[start of Entries shown]

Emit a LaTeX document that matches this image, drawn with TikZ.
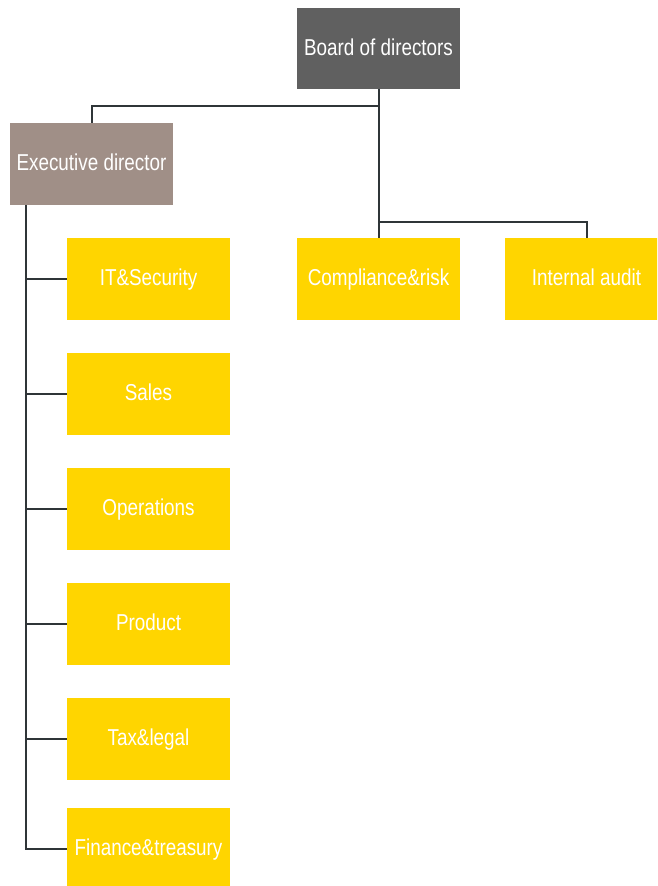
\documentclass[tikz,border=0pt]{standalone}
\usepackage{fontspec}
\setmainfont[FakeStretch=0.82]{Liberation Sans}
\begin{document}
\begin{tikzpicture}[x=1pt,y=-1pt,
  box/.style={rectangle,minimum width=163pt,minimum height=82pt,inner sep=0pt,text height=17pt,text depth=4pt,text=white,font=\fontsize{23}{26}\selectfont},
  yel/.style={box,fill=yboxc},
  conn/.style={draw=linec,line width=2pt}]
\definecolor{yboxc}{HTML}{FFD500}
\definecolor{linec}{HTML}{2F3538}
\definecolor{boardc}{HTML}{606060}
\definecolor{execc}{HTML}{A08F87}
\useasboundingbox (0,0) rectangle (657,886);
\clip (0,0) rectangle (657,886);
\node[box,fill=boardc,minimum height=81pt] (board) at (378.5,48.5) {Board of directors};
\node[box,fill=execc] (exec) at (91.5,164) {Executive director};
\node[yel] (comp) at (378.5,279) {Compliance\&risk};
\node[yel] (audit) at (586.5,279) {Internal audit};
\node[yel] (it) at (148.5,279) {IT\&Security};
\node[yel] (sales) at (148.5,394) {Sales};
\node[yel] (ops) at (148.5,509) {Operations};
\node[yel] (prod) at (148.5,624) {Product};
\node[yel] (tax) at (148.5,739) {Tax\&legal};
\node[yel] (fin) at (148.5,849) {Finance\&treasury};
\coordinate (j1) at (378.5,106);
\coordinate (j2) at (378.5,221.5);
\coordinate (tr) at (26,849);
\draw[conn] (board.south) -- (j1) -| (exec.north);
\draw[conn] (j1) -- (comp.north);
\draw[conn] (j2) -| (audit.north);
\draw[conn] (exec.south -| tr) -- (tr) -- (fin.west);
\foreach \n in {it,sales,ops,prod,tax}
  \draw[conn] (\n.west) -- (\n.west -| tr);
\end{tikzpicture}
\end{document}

[end of Entries shown]
[start of Entries shown]

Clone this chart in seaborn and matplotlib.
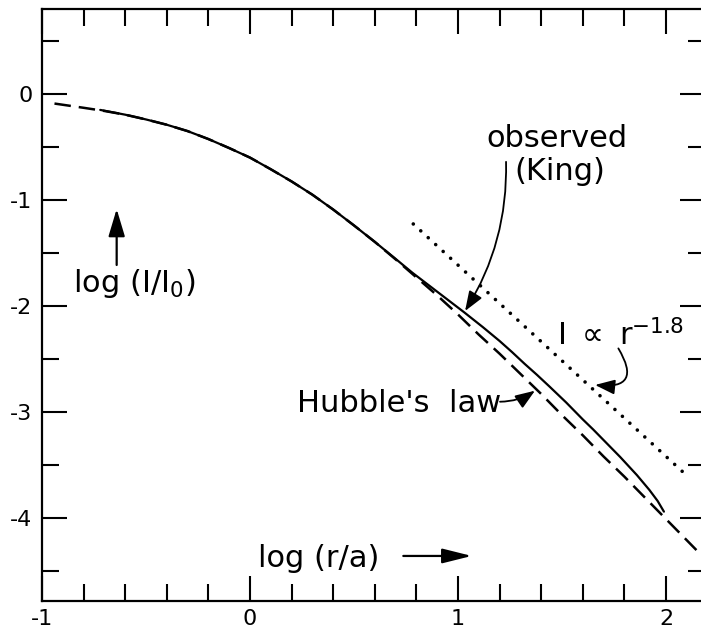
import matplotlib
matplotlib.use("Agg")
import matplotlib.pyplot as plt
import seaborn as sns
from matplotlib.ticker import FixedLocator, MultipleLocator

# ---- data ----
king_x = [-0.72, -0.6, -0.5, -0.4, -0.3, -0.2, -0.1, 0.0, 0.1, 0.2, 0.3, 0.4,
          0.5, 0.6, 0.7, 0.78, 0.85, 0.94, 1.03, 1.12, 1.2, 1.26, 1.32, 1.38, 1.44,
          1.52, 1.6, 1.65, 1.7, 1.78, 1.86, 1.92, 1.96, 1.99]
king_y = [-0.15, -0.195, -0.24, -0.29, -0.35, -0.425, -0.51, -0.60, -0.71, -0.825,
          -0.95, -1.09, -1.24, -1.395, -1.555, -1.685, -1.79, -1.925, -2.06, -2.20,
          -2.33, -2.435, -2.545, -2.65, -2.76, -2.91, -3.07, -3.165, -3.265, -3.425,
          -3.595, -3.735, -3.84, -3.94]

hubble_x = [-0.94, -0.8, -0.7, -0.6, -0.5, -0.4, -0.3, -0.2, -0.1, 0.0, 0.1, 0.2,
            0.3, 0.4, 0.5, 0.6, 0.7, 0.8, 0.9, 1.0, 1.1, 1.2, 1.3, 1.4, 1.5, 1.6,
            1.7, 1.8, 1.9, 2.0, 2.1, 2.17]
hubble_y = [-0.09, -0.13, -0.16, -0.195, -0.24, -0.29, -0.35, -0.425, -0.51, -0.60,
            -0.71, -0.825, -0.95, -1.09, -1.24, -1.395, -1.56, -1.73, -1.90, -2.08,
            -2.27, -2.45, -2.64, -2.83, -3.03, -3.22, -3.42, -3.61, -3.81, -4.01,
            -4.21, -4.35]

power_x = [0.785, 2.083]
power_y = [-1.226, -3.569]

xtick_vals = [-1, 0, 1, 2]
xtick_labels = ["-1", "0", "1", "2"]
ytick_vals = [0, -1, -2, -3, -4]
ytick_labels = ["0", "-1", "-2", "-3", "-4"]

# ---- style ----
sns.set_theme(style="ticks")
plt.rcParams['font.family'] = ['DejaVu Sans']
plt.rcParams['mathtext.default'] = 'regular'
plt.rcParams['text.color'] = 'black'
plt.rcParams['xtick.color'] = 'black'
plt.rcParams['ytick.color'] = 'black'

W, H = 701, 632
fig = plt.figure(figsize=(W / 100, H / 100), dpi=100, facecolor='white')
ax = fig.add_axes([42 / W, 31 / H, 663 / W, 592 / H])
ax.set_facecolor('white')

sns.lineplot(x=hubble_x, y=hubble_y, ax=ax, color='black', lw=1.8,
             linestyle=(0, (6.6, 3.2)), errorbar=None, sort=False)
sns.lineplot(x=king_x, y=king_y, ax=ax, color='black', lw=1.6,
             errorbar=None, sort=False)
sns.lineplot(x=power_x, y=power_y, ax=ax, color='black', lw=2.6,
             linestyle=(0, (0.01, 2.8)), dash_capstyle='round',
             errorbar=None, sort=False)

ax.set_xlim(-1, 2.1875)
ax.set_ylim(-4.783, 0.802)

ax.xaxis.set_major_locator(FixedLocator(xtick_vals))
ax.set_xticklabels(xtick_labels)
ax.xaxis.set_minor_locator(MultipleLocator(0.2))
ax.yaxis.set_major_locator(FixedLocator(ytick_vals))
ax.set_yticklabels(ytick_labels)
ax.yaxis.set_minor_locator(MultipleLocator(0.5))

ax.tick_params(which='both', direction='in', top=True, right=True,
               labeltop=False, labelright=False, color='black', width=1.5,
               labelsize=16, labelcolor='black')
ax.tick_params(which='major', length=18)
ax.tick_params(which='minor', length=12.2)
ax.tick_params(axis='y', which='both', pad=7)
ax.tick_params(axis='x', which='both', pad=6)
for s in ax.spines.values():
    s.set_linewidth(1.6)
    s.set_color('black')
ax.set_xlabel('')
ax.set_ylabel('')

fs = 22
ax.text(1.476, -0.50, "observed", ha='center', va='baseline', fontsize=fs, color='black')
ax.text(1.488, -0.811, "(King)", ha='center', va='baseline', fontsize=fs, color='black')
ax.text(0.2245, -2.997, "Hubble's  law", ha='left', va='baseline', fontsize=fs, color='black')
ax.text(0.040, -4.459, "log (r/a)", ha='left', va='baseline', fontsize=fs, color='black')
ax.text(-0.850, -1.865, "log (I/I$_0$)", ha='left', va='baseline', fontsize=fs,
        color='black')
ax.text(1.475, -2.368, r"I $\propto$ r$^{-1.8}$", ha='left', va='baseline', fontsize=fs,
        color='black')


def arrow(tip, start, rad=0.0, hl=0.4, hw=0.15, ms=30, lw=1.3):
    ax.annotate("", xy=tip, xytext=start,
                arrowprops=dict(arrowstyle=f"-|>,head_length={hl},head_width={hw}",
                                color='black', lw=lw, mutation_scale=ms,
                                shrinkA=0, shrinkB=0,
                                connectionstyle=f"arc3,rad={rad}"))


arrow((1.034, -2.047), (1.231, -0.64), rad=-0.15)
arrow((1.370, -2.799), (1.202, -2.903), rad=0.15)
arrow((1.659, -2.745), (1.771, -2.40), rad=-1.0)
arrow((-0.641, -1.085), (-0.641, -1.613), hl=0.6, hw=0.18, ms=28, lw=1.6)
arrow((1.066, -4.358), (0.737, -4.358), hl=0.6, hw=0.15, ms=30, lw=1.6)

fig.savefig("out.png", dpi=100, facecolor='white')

[end of Entries shown]

§ **Description of the task**
Output exactly the lines above, from the line with "Clone this chart in seaborn and matplotlib." to the line with "-3.595, -3.735, -3.84, -3.94]", both included; skip the pictures.

§ **Reply to the task**
Clone this chart in seaborn and matplotlib.
import matplotlib
matplotlib.use("Agg")
import matplotlib.pyplot as plt
import seaborn as sns
from matplotlib.ticker import FixedLocator, MultipleLocator

# ---- data ----
king_x = [-0.72, -0.6, -0.5, -0.4, -0.3, -0.2, -0.1, 0.0, 0.1, 0.2, 0.3, 0.4,
          0.5, 0.6, 0.7, 0.78, 0.85, 0.94, 1.03, 1.12, 1.2, 1.26, 1.32, 1.38, 1.44,
          1.52, 1.6, 1.65, 1.7, 1.78, 1.86, 1.92, 1.96, 1.99]
king_y = [-0.15, -0.195, -0.24, -0.29, -0.35, -0.425, -0.51, -0.60, -0.71, -0.825,
          -0.95, -1.09, -1.24, -1.395, -1.555, -1.685, -1.79, -1.925, -2.06, -2.20,
          -2.33, -2.435, -2.545, -2.65, -2.76, -2.91, -3.07, -3.165, -3.265, -3.425,
          -3.595, -3.735, -3.84, -3.94]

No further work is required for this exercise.